Of all the lines here, how many include the string "Write"? Answer with the number only.

*** RECORDS FOR THE TASK

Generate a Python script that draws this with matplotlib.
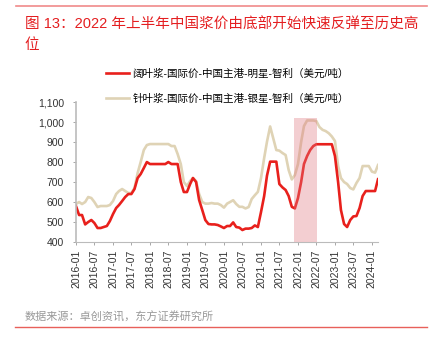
import matplotlib
matplotlib.use("Agg")
import matplotlib.pyplot as plt
import matplotlib.dates as mdates
from matplotlib.lines import Line2D
import pandas as pd

plt.rcParams['font.family'] = ['Liberation Sans', 'Noto Sans CJK SC', 'DejaVu Sans']

dates = pd.date_range('2016-01-01', periods=99, freq='MS')

hardwood = [580, 535, 535, 488, 500, 510, 495, 470, 470, 475, 480, 505,
            540, 570, 585, 605, 625, 640, 640, 665, 720, 740, 770, 800,
            790, 790, 790, 790, 790, 790, 800, 790, 790, 790, 700, 650,
            650, 690, 720, 700, 610, 560, 510, 490, 488, 488, 485, 478,
            470, 480, 480, 498, 475, 472, 460, 467, 467, 470, 483, 475,
            550, 630, 732, 802, 802, 802, 690, 673, 660, 630, 576, 568,
            620, 700, 790, 830, 860, 880, 889, 889, 889, 889, 889, 889,
            830, 700, 560, 490, 475, 510, 528, 530, 570, 630, 655, 655,
            655, 655, 714]

softwood = [590, 600, 590, 600, 625, 620, 600, 575, 580, 580, 580, 585,
            605, 640, 655, 665, 655, 645, 645, 670, 745, 800, 860, 885,
            890, 890, 890, 890, 890, 890, 890, 880, 880, 840, 790, 700,
            680, 705, 720, 705, 640, 600, 592, 592, 595, 592, 592, 585,
            572, 592, 600, 609, 590, 576, 576, 568, 575, 615, 634, 651,
            720, 820, 902, 978, 920, 860, 857, 845, 835, 760, 713, 735,
            790, 900, 980, 1008, 1008, 1008, 1005, 975, 961, 955, 944, 928,
            905, 780, 720, 700, 690, 670, 663, 695, 720, 780, 780, 780,
            752, 747, 785]

label_hw = '阔叶浆-国际价-中国主港-明星-智利（美元/吨）'
label_sw = '针叶浆-国际价-中国主港-银星-智利（美元/吨）'
shade_start, shade_end, shade_top = '2021-11-25', '2022-07-05', 1020
title = '图 13：2022 年上半年中国浆价由底部开始快速反弹至历史高\n位'
source = '数据来源：卓创资讯，东方证券研究所'
yticks = [400, 500, 600, 700, 800, 900, 1000, 1100]

fig = plt.figure(figsize=(4.34, 3.38), dpi=100)
ax = fig.add_axes([0.175, 0.284, 0.696, 0.414])

l_sw, = ax.plot(dates, softwood, color='#DFD3B5', lw=1.9, label=label_sw)
l_hw, = ax.plot(dates, hardwood, color='#E8201C', lw=1.9, label=label_hw)
ax.fill_between([pd.Timestamp(shade_start), pd.Timestamp(shade_end)], 400, shade_top,
                color='#E07880', alpha=0.36, lw=0, zorder=3)

ax.set_ylim(400, 1100)
ax.set_yticks(yticks)
ax.set_yticklabels([f'{v:,}' for v in yticks], fontsize=7.5, color='#333333')
ax.set_xlim(pd.Timestamp('2016-01-01'), pd.Timestamp('2024-03-01'))
ax.xaxis.set_major_locator(mdates.MonthLocator(bymonth=[1, 7]))
ax.xaxis.set_major_formatter(mdates.DateFormatter('%Y-%m'))
plt.setp(ax.get_xticklabels(), rotation=90, fontsize=7.5, color='#333333')
for s in ['top', 'right']:
    ax.spines[s].set_visible(False)
for s in ['left', 'bottom']:
    ax.spines[s].set_color('#BBBBBB')
    ax.spines[s].set_linewidth(0.8)
ax.spines['left'].set_linewidth(1.2)
ax.tick_params(axis='y', length=2.5, width=0.6, color='#999999', pad=6)
ax.tick_params(axis='x', length=2.5, width=0.6, color='#999999', pad=3)

fig.legend(handles=[l_hw, l_sw], loc='upper left', bbox_to_anchor=(0.244, 0.797),
           frameon=False, fontsize=7.6, handlelength=2.2, handletextpad=0.3,
           labelspacing=1.35, borderaxespad=0, borderpad=0)

fig.text(0.057, 0.947, title, fontsize=10.5, color='#E41E20', va='top', ha='left',
         linespacing=1.55)
fig.text(0.057, 0.062, source, fontsize=8, color='#999999', va='center', ha='left')
fig.add_artist(Line2D([0.037, 0.984], [0.983, 0.983], color='#F08A8A', lw=1.2))
fig.add_artist(Line2D([0.035, 0.984], [0.032, 0.032], color='#E8605A', lw=1.0))

fig.savefig('out.png', dpi=100)
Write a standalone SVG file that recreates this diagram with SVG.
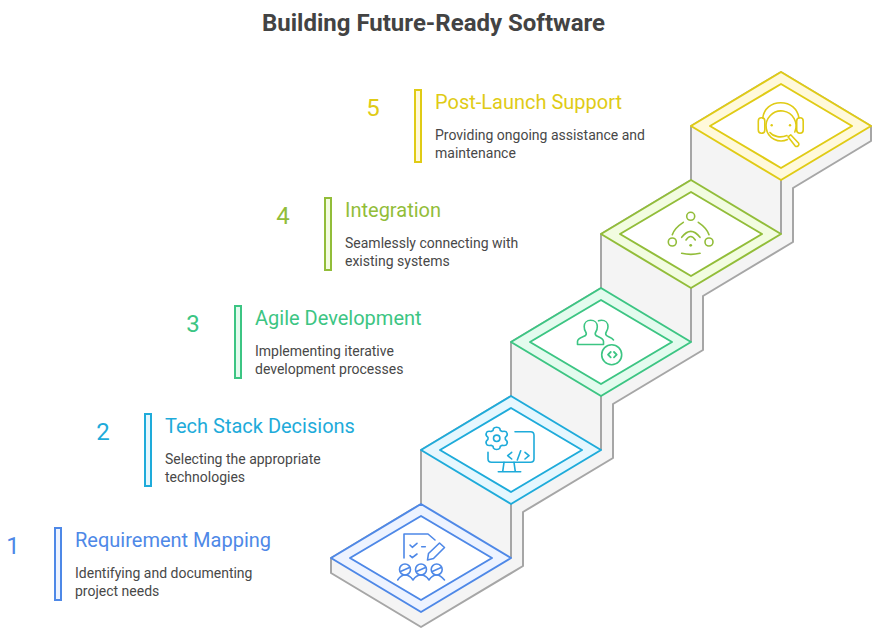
<svg xmlns="http://www.w3.org/2000/svg" width="880" height="640" viewBox="0 0 880 640">
<style>
text{font-family:Roboto,"Liberation Sans",sans-serif}
.title{font-size:24px;font-weight:700;fill:#434343;text-anchor:middle}
.num{font-size:24px;text-anchor:middle}
.lab{font-size:20px}
.desc{font-size:14px;fill:#484848}
.ic{fill:none;stroke-width:1.6;stroke-linecap:round;stroke-linejoin:round}
.d{stroke-width:2;stroke-linejoin:round}
.inner{fill:#fff;stroke-width:2;stroke-linejoin:round}
.gray{stroke:#a6a6a6;stroke-width:2;fill:none;stroke-linejoin:round}
.b1{stroke:#4e88e7}.f1{fill:#edf3ff}.t1{fill:#4e88e7}
.b2{stroke:#1eabda}.f2{fill:#e5f7fe}.t2{fill:#1eabda}
.b3{stroke:#3cc583}.f3{fill:#e3fbee}.t3{fill:#3cc583}
.b4{stroke:#92bd39}.f4{fill:#f2fce0}.t4{fill:#92bd39}
.b5{stroke:#e0cb15}.f5{fill:#fff9da}.t5{fill:#e0cb15}
</style>
<text class="title" x="433.5" y="31">Building Future-Ready Software</text>
<g id="stairs">
<path d="M331 558V573L421 627L523 566V512L613 458V404L703 350V296L793 242V188L871 141V126L781 72L691 126V180L601 234V288L511 342V396L421 450V504Z" fill="#f4f4f4" stroke="#a6a6a6" stroke-width="2" stroke-linejoin="round"/>
<path class="gray" d="M511 504V558M601 396V450M691 288V342M781 180V234"/>
</g>
<g id="step1">
<rect class="f1 b1" x="55" y="528" width="6" height="72" stroke-width="2"/>
<text class="num t1" x="13" y="554">1</text>
<text class="lab t1" x="75" y="547">Requirement Mapping</text>
<text class="desc" x="75" y="578">Identifying and documenting</text>
<text class="desc" x="75" y="596">project needs</text>
<path class="d f1 b1" d="M331 558L421 504L511 558L421 612Z"/>
<path class="inner b1" d="M350 558L421 516L492 558L421 600Z"/>
<g class="ic b1">
<path d="M404 558V534H428L435 540"/>
<path d="M410 545L412.3 547.3L417 543.3M421.7 546.7H425.3M410 555.7L412.3 557.7L417 554"/>
<path d="M427.5 560L428.5 553.5L439.5 543L444.5 547.5L433.5 558.5Z"/>
<circle cx="405" cy="569.5" r="5.5"/><circle cx="421" cy="569.5" r="5.5"/><circle cx="436.7" cy="569.5" r="5.5"/>
<path d="M400.5 571.5L409.5 567.5M416.5 571.5L425.5 567.5M432.2 571.5L441.2 567.5"/>
<path d="M397.7 580C400 576.5 402 575 405 575C408 575 411 577 413 580C415 577 418 575 421 575C424 575 427 577 429 580C431 577 434 575 436.7 575C439.5 575 442 577 444.5 580"/>
</g>
</g>
<g id="step2">
<rect class="f2 b2" x="145" y="414" width="6" height="72" stroke-width="2"/>
<text class="num t2" x="103" y="440">2</text>
<text class="lab t2" x="165" y="433">Tech Stack Decisions</text>
<text class="desc" x="165" y="464">Selecting the appropriate</text>
<text class="desc" x="165" y="482">technologies</text>
<path class="d f2 b2" d="M421 450L511 396L601 450L511 504Z"/>
<path class="inner b2" d="M440 450L511 408L582 450L511 492Z"/>
<g class="ic b2">
<path d="M493.5 428.5C494.5 426.8 498.8 426.8 499.8 428.5L500.3 430.5L502.3 431.5C504.5 431 506.5 431.5 507 433C507.7 434.5 506.7 436.3 505.3 437.3V439.3C506.7 440.3 507.7 442.2 507 443.7C506.5 445.2 504.5 445.7 502.3 445.2L500.3 446.2L499.8 448.2C498.8 449.9 494.5 449.9 493.5 448.2L493 446.2L491 445.2C488.8 445.7 486.8 445.2 486.3 443.7C485.6 442.2 486.6 440.3 488 439.3V437.3C486.6 436.3 485.6 434.5 486.3 433C486.8 431.5 488.8 431 491 431.5L493 430.5Z"/>
<circle cx="496.7" cy="438.3" r="3.2"/>
<path d="M515 431.7H530.5Q534 431.7 534 435.2V458.8Q534 462.3 530.5 462.3H491.5Q488 462.3 488 458.8V452.3"/>
<path d="M504 462.3L502.7 471.7M514 462.3L515.3 471.7M498.3 471.7H520.7"/>
<path d="M511.7 452.3L507.7 455.7L511.7 459M520.7 450.7L517.3 460M525 452.3L529 455.7L525 459"/>
</g>
</g>
<g id="step3">
<rect class="f3 b3" x="235" y="306" width="6" height="72" stroke-width="2"/>
<text class="num t3" x="193" y="332">3</text>
<text class="lab t3" x="255" y="325">Agile Development</text>
<text class="desc" x="255" y="356">Implementing iterative</text>
<text class="desc" x="255" y="374">development processes</text>
<path class="d f3 b3" d="M511 342L601 288L691 342L601 396Z"/>
<path class="inner b3" d="M530 342L601 300L672 342L601 384Z"/>
<g class="ic b3">
<path d="M577.5 344.5H603.5V341.5C603.5 338 598 337 596 335.5C595 334.5 595 333 596 331.5C597 330 597.3 328.5 597.3 326.5C597.3 322.8 594.5 320.3 590.7 320.3C587 320.3 584.2 322.8 584.2 326.5C584.2 328.5 584.5 330 585.5 331.5C586.5 333 586.5 334.5 585.5 335.5C583.5 337 577.5 338 577.5 341.5Z"/>
<path d="M598.5 320.8C599.5 320.4 600.5 320.3 601.5 320.3C605.2 320.3 608 322.8 608 326.5C608 328.5 607.5 330 606.5 331.5C605.5 333 605.5 334.5 606.5 335.5C608 337 611.5 337.5 613.5 340"/>
<circle cx="611.7" cy="354.7" r="10"/>
<path d="M610.7 352L608 354.7L610.7 357.3M614 352L616.7 354.7L614 357.3" stroke-width="1.8"/>
</g>
</g>
<g id="step4">
<rect class="f4 b4" x="325" y="198" width="6" height="72" stroke-width="2"/>
<text class="num t4" x="283" y="224">4</text>
<text class="lab t4" x="345" y="217">Integration</text>
<text class="desc" x="345" y="248">Seamlessly connecting with</text>
<text class="desc" x="345" y="266">existing systems</text>
<path class="d f4 b4" d="M601 234L691 180L781 234L691 288Z"/>
<path class="inner b4" d="M620 234L691 192L762 234L691 276Z"/>
<g class="ic b4">
<circle cx="690.7" cy="216.3" r="4"/><circle cx="672.3" cy="242" r="4"/><circle cx="709" cy="242" r="4"/>
<path d="M672.3 234.7Q674.5 228 683.3 222.3M698.3 222.3Q706.8 228 709 234.7M681.7 253.3Q690.8 255.5 700 253.3"/>
<path d="M681.7 237.3Q690.8 225.5 700 237.3M686 240Q690.7 233 695.3 240"/>
<circle cx="690.7" cy="245.3" r="1.4" class="t4" stroke="none"/>
</g>
</g>
<g id="step5">
<rect class="f5 b5" x="415" y="90" width="6" height="72" stroke-width="2"/>
<text class="num t5" x="373" y="116">5</text>
<text class="lab t5" x="435" y="109">Post-Launch Support</text>
<text class="desc" x="435" y="140">Providing ongoing assistance and</text>
<text class="desc" x="435" y="158">maintenance</text>
<path class="d f5 b5" d="M691 126L781 72L871 126L781 180Z"/>
<path class="inner b5" d="M710 126L781 84L852 126L781 168Z"/>
<g class="ic b5">
<path d="M762.7 118C764 109 771 102.7 780.7 102.7C790.5 102.7 797.5 109 799 118"/>
<rect x="758.3" y="117.7" width="6.5" height="15.6" rx="3.2"/>
<rect x="796.7" y="117.7" width="6.5" height="15.6" rx="3.2"/>
<path d="M787.5 139.5A15 15 0 1 1 794.8 132"/>
<path d="M770 132.5C773.5 137 781 138 787 135.5"/>
<path d="M788 136.8L790.7 134.8L798.7 143.2Q799.5 145 798 146Q796.5 147 795 145.8Z"/>
<circle cx="771.7" cy="125.3" r="1.2" class="t5" stroke="none"/><circle cx="790" cy="125.3" r="1.2" class="t5" stroke="none"/>
</g>
</g>
</svg>
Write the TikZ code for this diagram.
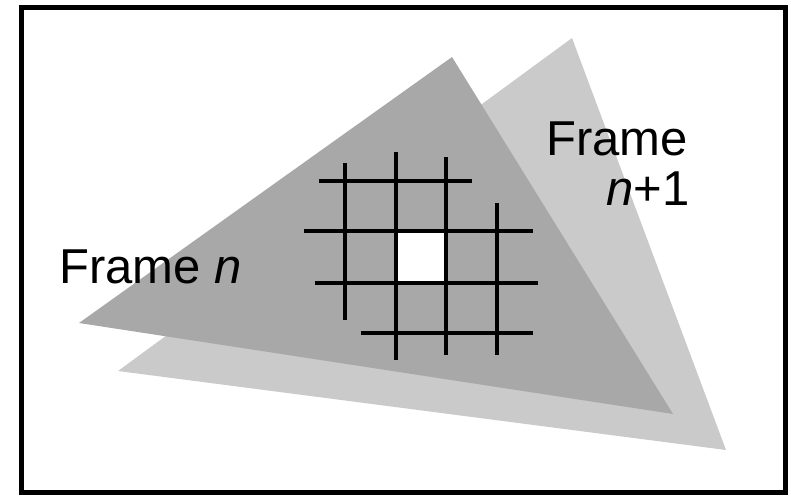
\documentclass[tikz,border=0pt]{standalone}
\usepackage{fontspec}
\setmainfont{Liberation Sans}
\definecolor{darkframe}{RGB}{168,168,168}
\definecolor{lightframe}{RGB}{202,202,202}
\tikzset{
  gridline/.style={line width=4.7pt, black},
  lbl/.style={inner sep=0pt, font=\fontsize{49}{52}\selectfont},
}
\begin{document}
\begin{tikzpicture}[x=1pt,y=-1pt]
\useasboundingbox (0,0) rectangle (791,495);
% Frame n+1 (light)
\fill[lightframe] (572,38) -- (726,450) -- (118,371) -- cycle;
% Frame n (dark)
\fill[darkframe] (452,57) -- (673,414) -- (79,323) -- cycle;
% white cell
\fill[white] (396,231) rectangle (446,283);
% vertical lines
\draw[gridline] (345,163) -- (345,320);
\draw[gridline] (396,152) -- (396,360);
\draw[gridline] (446,157) -- (446,355);
\draw[gridline] (497,203) -- (497,355);
% horizontal lines
\draw[gridline] (319,181) -- (472,181);
\draw[gridline] (304,231) -- (533,231);
\draw[gridline] (315,283) -- (538,283);
\draw[gridline] (361,333) -- (533,333);
% labels
\node[lbl, anchor=base west] (fn) at (59,283) {Frame \textit{n}};
\node[lbl, anchor=base west] (fn1a) at (546,155) {Frame};
\node[lbl, anchor=base east] (fn1b) at (690,205) {\textit{n}+1};
% border
\draw[line width=5pt] (21,7.5) rectangle (785,492);
\end{tikzpicture}
\end{document}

******

▶ [FINISHED EXERCISE]: 2